Dimensions by Shahidah Janjua

Written by  Philippa Willitts

 

Dimensions is a book of poetry and shorts by Pakistani writer and feminist activist, Shahidah Janjua. It takes the reader through aspects of the author’s life, with each poem and piece of prose both segmented and connected by recurring, colliding themes.

With evocative imagery of Lahore, Dimensions begins with reflections on Janjua’s early life. The smells, sights, sounds and rhythm of her childhood express both warm nostalgia and intense discomfort. Identifying the “sisterhood of servitude”, a place from which she chose “companions for the journeying way”, the author describes the cautious eye she had to keep on “the fathers wants, the brothers needs”. Already, her place as a girl in the world is painful. And, although I can sometimes find poetry to be impenetrable, these words are vibrant and distinct.

One section of the book is about Adam, Shahidah’s son whose death sent her spinning. I could barely breathe as I read the palpable agony of his passing and her grief.

My spirit lays down, its cheek pressed to the velvet grass.

Extracts from her diary talk directly to Adam. Pain, love, regret and memories mingle to create a narrative that is both uplifting and devastating. I found connections with my own experiences of loss, which no doubt contributed to how moving I found the writing, but Shahidah’s words went further than this. The pain of a mother who loses a child is said to be incomparable to any other grief and, through reading Dimensions a number of times, I sense that this is true.

Other parts of the book are, by contrast, light hearted and humorous. Laughing at the way we see the world and its contradictions is, at times, a welcome relief from the intense scrutiny of misogyny and oppression, although even these parts demonstrate the depth of the author’s awareness and intuition. We laugh because we recognise what we read.

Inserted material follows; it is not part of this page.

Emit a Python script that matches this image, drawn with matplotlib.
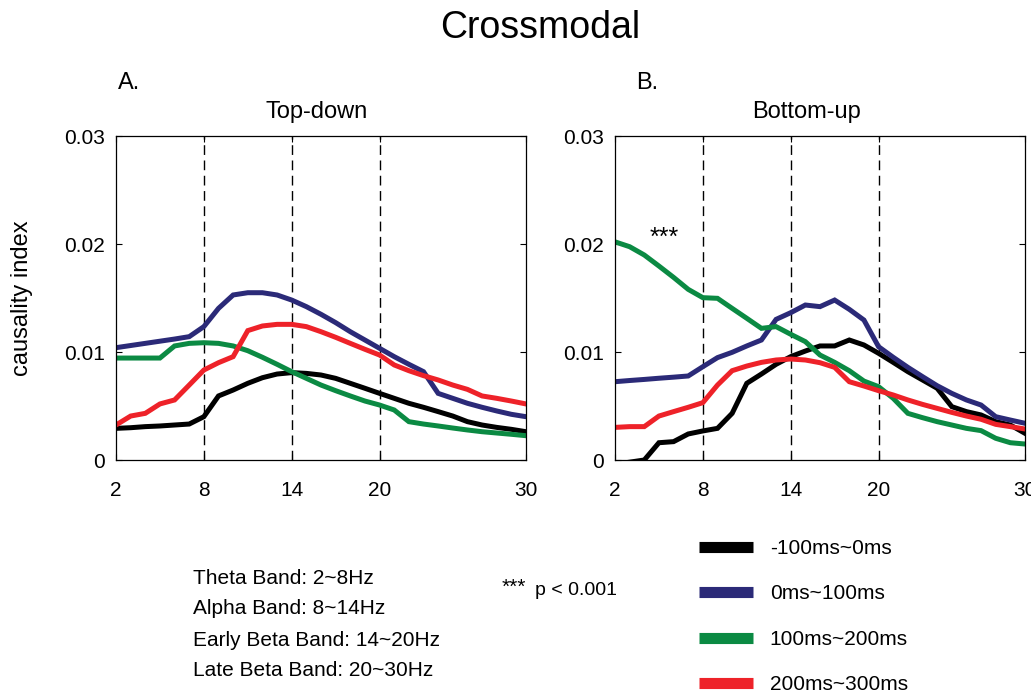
import matplotlib.pyplot as plt
from matplotlib.lines import Line2D

plt.rcParams['font.family'] = ['Liberation Sans', 'DejaVu Sans']

## frequencies (Hz) and band edges
freqs = list(range(2, 31))
band_edges = [8, 14, 20]
xticks = [2, 8, 14, 20, 30]
yticks = [0, 0.01, 0.02, 0.03]
ytick_labels = ['0', '0.01', '0.02', '0.03']

## A. Top-down
td_pre = [0.00293, 0.00299, 0.00309, 0.00315, 0.00324, 0.00333, 0.00401, 0.00593, 0.00648, 0.00710,
          0.00762, 0.00796, 0.00809, 0.00802, 0.00787, 0.00756, 0.00710, 0.00664, 0.00617, 0.00571,
          0.00525, 0.00488, 0.00448, 0.00407, 0.00355, 0.00324, 0.00302, 0.00284, 0.00262]
td_0_100 = [0.01040, 0.01060, 0.01080, 0.01100, 0.01120, 0.01142, 0.01235, 0.01404, 0.01528, 0.01549,
            0.01549, 0.01528, 0.01481, 0.01420, 0.01349, 0.01272, 0.01188, 0.01111, 0.01034, 0.00957,
            0.00886, 0.00818, 0.00617, 0.00571, 0.00525, 0.00488, 0.00454, 0.00423, 0.00401]
td_100_200 = [0.00944, 0.00944, 0.00944, 0.00944, 0.01056, 0.01080, 0.01086, 0.01080, 0.01056, 0.01012,
              0.00951, 0.00886, 0.00818, 0.00756, 0.00694, 0.00642, 0.00593, 0.00546, 0.00509, 0.00463,
              0.00355, 0.00333, 0.00315, 0.00296, 0.00278, 0.00262, 0.00250, 0.00238, 0.00225]
td_200_300 = [0.00324, 0.00407, 0.00432, 0.00519, 0.00556, 0.00694, 0.00833, 0.00901, 0.00957, 0.01198,
              0.01241, 0.01256, 0.01256, 0.01235, 0.01188, 0.01136, 0.01080, 0.01025, 0.00972, 0.00880,
              0.00827, 0.00781, 0.00741, 0.00694, 0.00654, 0.00593, 0.00571, 0.00546, 0.00519]

## B. Bottom-up
bu_pre = [-0.0004, -0.0002, 0.0, 0.00160, 0.00170, 0.00241, 0.00269, 0.00293, 0.00432, 0.00710,
          0.00796, 0.00886, 0.00957, 0.01009, 0.01056, 0.01056, 0.01111, 0.01065, 0.00988, 0.00904,
          0.00818, 0.00741, 0.00664, 0.00494, 0.00448, 0.00417, 0.00355, 0.00324, 0.00247]
bu_0_100 = [0.00725, 0.00736, 0.00746, 0.00757, 0.00767, 0.00778, 0.00864, 0.00948, 0.00997, 0.01056,
            0.01111, 0.01302, 0.01364, 0.01435, 0.01420, 0.01481, 0.01395, 0.01296, 0.01049, 0.00951,
            0.00858, 0.00772, 0.00688, 0.00617, 0.00556, 0.00509, 0.00401, 0.00370, 0.00340]
bu_100_200 = [0.02020, 0.01975, 0.01898, 0.01796, 0.01691, 0.01580, 0.01503, 0.01497, 0.01404, 0.01312,
              0.01219, 0.01235, 0.01164, 0.01096, 0.00972, 0.00904, 0.00827, 0.00731, 0.00679, 0.00571,
              0.00432, 0.00392, 0.00355, 0.00324, 0.00293, 0.00272, 0.00201, 0.00160, 0.00148]
bu_200_300 = [0.00302, 0.00309, 0.00309, 0.00407, 0.00448, 0.00488, 0.00531, 0.00694, 0.00827, 0.00870,
              0.00904, 0.00926, 0.00935, 0.00926, 0.00901, 0.00858, 0.00725, 0.00685, 0.00642, 0.00602,
              0.00556, 0.00515, 0.00478, 0.00441, 0.00407, 0.00377, 0.00330, 0.00309, 0.00287]

labels = ['-100ms~0ms', '0ms~100ms', '100ms~200ms', '200ms~300ms']
colors = ['#000000', '#2b2a78', '#0b8a43', '#ee2229']
bands = ['Theta Band: 2~8Hz', 'Alpha Band: 8~14Hz',
         'Early Beta Band: 14~20Hz', 'Late Beta Band: 20~30Hz']

fig = plt.figure(figsize=(10.31, 6.93), dpi=100)
ax_a = fig.add_axes([116 / 1031, 233 / 693, 410 / 1031, 324 / 693])
ax_b = fig.add_axes([615 / 1031, 233 / 693, 410 / 1031, 324 / 693])


def draw_panel(ax, series, title, title_x):
    for x in band_edges:
        ax.axvline(x, color='k', linewidth=1, linestyle=(0, (7, 4)), zorder=1)
    for y, c in zip(series, colors):
        ax.plot(freqs, y, color=c, linewidth=3.6, zorder=2, solid_joinstyle='miter')
    ax.set_xlim(2, 30)
    ax.set_ylim(0, 0.03)
    ax.set_xticks(xticks)
    ax.set_yticks(yticks)
    ax.set_yticklabels(ytick_labels)
    ax.tick_params(direction='in', top=True, right=True, length=4, width=0.8,
                   labelsize=15)
    ax.tick_params(axis='x', pad=15)
    ax.tick_params(axis='y', pad=8)
    for s in ax.spines.values():
        s.set_linewidth(0.9)
    ax.text(title_x, 1.074, title, transform=ax.transAxes, ha='center',
            va='center', fontsize=17)


draw_panel(ax_a, [td_pre, td_0_100, td_100_200, td_200_300], 'Top-down', 0.49)
draw_panel(ax_b, [bu_pre, bu_0_100, bu_100_200, bu_200_300], 'Bottom-up', 0.466)

ax_b.text(5.38, 0.0199, '***', fontsize=18, ha='center', va='baseline')

fig.text(540 / 1031, 1 - 28 / 693, 'Crossmodal', fontsize=27, ha='center', va='center')
fig.text(118 / 1031, 1 - 83 / 693, 'A.', fontsize=17, va='center')
fig.text(636 / 1031, 1 - 83 / 693, 'B.', fontsize=17, va='center')
fig.text(22 / 1031, 1 - 298 / 693, 'causality index', fontsize=17, rotation=90,
         ha='center', va='center')

for i, b in enumerate(bands):
    fig.text(193 / 1031, 1 - (578 + 31 * i) / 693, b, fontsize=15, va='center')

fig.text(502 / 1031, 1 - 593 / 693, '***', fontsize=15, va='baseline')
fig.text(535 / 1031, 1 - 595 / 693, 'p < 0.001', fontsize=14, va='baseline')

handles = [Line2D([], [], color=c, linewidth=8, solid_capstyle='butt') for c in colors]
fig.legend(handles, labels, loc='upper left', bbox_to_anchor=(699 / 1031, 1 - 539 / 693),
           frameon=False, fontsize=15, handlelength=2.6, handletextpad=0.8,
           labelspacing=1.27, borderpad=0, borderaxespad=0)

fig.savefig('out.png', dpi=100)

Tales of Shahidah the wild child – an indication of the rebellious, misbehaving streak that remains, decades later – convey an optimism that abides despite her acutely perceptive insights into the problems facing the women of the world, from environmental destruction to beheadings to self-harm to rape. She does not shy away from discussing her uncle who raped her and the impossible choices she was forced to make. Righteous fury sings through Shahidah’s words.

Rights are for rapists

Freedom is for fuckers

Justice is for Judge Clarence

Punishment is for the poor.

Shahidah’s grandmother, with her “toothless smile and craggy face”, is a source of love and comfort, while walls and bars limit access to her father. Other women are a recurring theme in Shahidah’s words; their influence on her life, their meaning in her feminism. In Not Tangible Enough, she writes,

The reality of this me

Came from other women’s lives.

Their blood sweat words and brushstrokes

Wrung out on patterns across a page.

A powerful text about the powerful connections between women, the pain we live through and the injustices that surround us, Dimensions is a deeply feminist work that cuts through the fog and shines an uncompromising light on oppression. Shahidah Janjua’s writing takes readers from wistful longing to brutal pain and back in a single breath. Time and again, I allowed myself to relax into humour or enjoy a scene she so expertly conjures, before being whipped into the bleakness of her truths about the male gaze and misogyny.

The book is dedicated to Andrea Dworkin, who she credits as having taught her “plain speaking and truth telling”, and this book is certainly a powerful testament to that influence.

If Dworkin taught Shahidah Janjua to speak plainly and tell the truth, then she did so expertly. The author’s words are both beautiful and desolate, because the world she reflects is, too. This book is a work of beauty, a work of passionate feminism, and a work of truth; truth about women, our lives and our many complex realities.